Some lines in the listing below may include the string "this". How many are there? Give only the number.

- Input data

# # # # #

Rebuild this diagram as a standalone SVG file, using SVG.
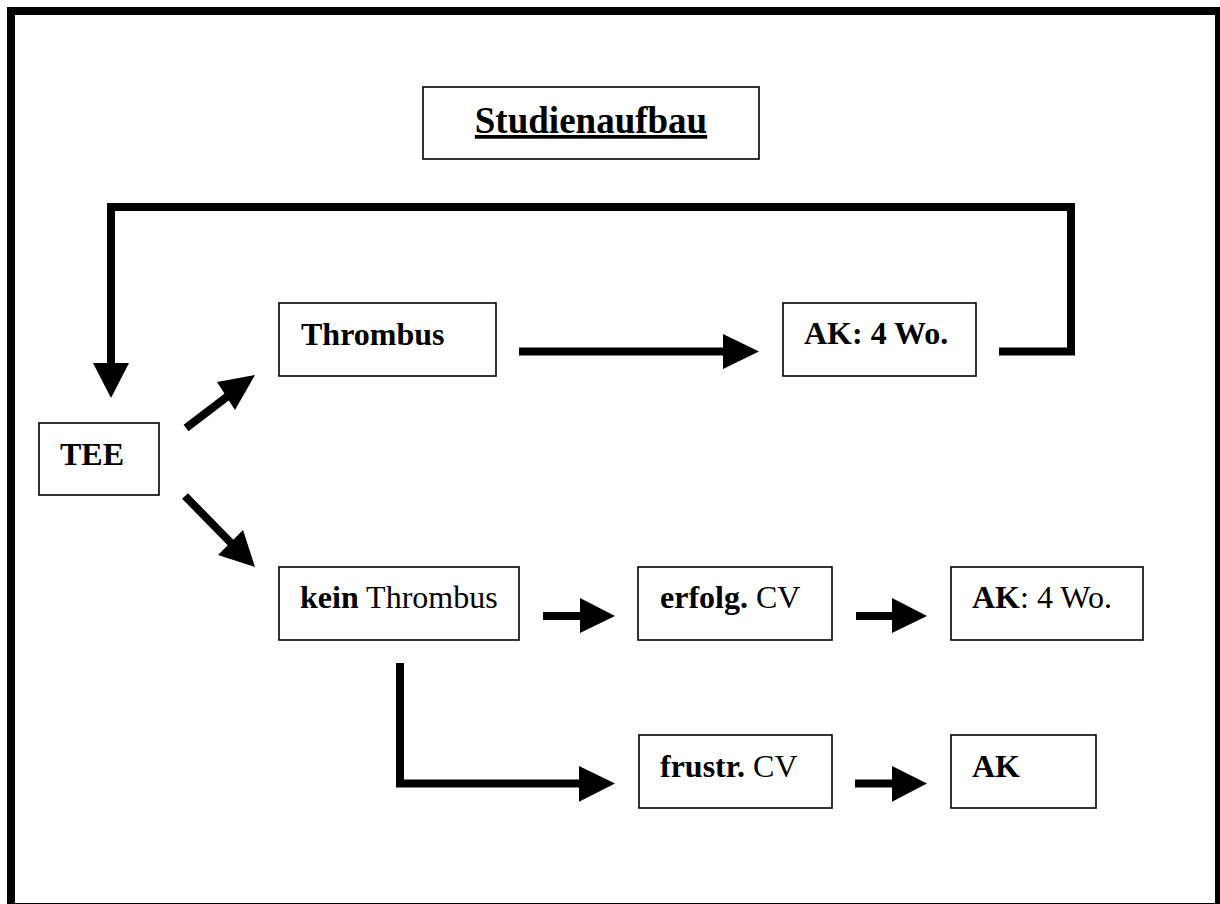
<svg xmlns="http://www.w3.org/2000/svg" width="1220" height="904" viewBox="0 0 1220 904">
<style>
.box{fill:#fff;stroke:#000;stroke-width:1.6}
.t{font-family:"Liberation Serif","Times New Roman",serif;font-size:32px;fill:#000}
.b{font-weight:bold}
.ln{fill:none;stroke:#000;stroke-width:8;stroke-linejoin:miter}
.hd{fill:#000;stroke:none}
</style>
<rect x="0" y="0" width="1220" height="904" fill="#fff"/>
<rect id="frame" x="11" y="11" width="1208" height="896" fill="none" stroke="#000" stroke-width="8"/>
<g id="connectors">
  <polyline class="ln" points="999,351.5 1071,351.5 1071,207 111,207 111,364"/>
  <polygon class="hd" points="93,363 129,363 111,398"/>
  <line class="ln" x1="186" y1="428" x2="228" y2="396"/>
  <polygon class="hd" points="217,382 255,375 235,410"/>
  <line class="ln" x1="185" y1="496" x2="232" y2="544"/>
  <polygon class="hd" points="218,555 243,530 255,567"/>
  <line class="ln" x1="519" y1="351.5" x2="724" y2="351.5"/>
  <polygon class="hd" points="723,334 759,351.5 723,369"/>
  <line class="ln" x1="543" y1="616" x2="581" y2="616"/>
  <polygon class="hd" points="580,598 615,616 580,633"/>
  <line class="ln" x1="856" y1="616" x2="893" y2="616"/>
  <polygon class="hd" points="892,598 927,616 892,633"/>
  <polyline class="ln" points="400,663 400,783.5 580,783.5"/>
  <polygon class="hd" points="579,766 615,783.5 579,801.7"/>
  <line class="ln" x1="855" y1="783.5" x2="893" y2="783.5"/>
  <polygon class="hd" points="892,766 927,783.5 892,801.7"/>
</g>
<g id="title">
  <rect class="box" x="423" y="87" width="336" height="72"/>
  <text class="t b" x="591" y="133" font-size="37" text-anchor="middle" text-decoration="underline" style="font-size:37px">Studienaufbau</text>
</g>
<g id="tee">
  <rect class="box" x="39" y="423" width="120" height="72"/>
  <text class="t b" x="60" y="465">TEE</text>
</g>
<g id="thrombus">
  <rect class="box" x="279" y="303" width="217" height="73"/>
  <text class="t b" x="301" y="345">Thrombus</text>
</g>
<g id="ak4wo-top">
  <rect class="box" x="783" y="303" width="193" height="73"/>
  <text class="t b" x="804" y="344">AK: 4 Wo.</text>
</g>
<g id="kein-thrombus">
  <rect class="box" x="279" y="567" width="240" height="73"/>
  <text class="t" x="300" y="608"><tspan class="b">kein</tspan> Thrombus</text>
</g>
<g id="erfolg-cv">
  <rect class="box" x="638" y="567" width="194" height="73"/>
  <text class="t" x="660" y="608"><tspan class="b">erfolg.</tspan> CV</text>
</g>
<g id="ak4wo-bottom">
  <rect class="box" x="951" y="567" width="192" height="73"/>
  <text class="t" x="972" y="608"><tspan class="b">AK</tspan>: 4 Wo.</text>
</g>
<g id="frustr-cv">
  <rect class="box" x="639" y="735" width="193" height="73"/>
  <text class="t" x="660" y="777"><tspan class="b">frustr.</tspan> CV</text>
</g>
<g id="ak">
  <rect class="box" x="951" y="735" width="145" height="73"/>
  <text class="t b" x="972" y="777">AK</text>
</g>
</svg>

# # # # #

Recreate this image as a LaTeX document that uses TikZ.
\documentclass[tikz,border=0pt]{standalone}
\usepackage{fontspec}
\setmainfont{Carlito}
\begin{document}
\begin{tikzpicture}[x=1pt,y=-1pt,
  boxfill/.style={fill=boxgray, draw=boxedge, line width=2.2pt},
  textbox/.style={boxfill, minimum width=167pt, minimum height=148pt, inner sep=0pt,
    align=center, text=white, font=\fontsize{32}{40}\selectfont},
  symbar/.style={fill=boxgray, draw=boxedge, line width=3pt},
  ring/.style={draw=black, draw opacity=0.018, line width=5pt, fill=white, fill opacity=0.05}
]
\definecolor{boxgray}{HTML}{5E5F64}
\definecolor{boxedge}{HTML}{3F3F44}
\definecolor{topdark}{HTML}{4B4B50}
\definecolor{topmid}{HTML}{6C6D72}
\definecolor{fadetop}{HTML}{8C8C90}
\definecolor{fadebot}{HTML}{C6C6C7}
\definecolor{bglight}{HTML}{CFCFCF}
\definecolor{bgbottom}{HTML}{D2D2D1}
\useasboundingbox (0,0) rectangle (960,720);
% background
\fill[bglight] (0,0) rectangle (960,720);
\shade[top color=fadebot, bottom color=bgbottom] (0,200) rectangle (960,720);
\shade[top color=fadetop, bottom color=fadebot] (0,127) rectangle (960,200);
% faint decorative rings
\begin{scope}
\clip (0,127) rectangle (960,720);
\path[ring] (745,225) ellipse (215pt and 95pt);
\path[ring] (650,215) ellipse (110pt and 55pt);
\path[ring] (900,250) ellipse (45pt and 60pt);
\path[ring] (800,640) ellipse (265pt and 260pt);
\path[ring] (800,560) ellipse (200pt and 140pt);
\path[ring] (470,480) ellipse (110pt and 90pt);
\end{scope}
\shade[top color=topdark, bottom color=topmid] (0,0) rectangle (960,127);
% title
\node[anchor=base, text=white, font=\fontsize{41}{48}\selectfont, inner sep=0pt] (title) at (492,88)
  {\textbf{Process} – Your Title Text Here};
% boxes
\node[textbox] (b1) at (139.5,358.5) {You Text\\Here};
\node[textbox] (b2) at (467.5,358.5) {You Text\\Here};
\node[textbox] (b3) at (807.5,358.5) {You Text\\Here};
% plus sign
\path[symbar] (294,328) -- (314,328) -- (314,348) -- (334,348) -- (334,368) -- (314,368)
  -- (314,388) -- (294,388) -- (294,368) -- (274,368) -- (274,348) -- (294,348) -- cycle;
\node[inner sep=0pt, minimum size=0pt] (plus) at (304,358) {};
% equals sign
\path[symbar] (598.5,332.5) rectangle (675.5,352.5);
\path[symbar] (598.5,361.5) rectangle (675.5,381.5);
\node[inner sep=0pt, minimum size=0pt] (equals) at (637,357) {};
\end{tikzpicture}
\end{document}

# # # # #

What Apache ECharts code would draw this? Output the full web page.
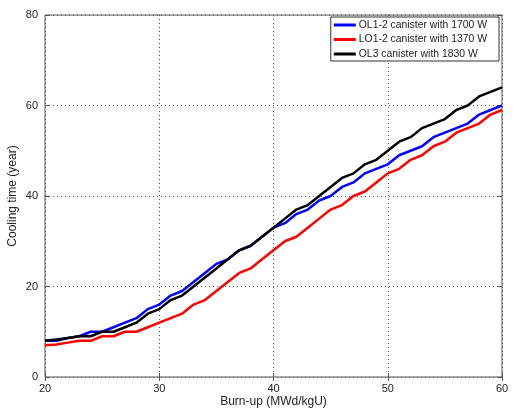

# # # # #

- Finished exercise
3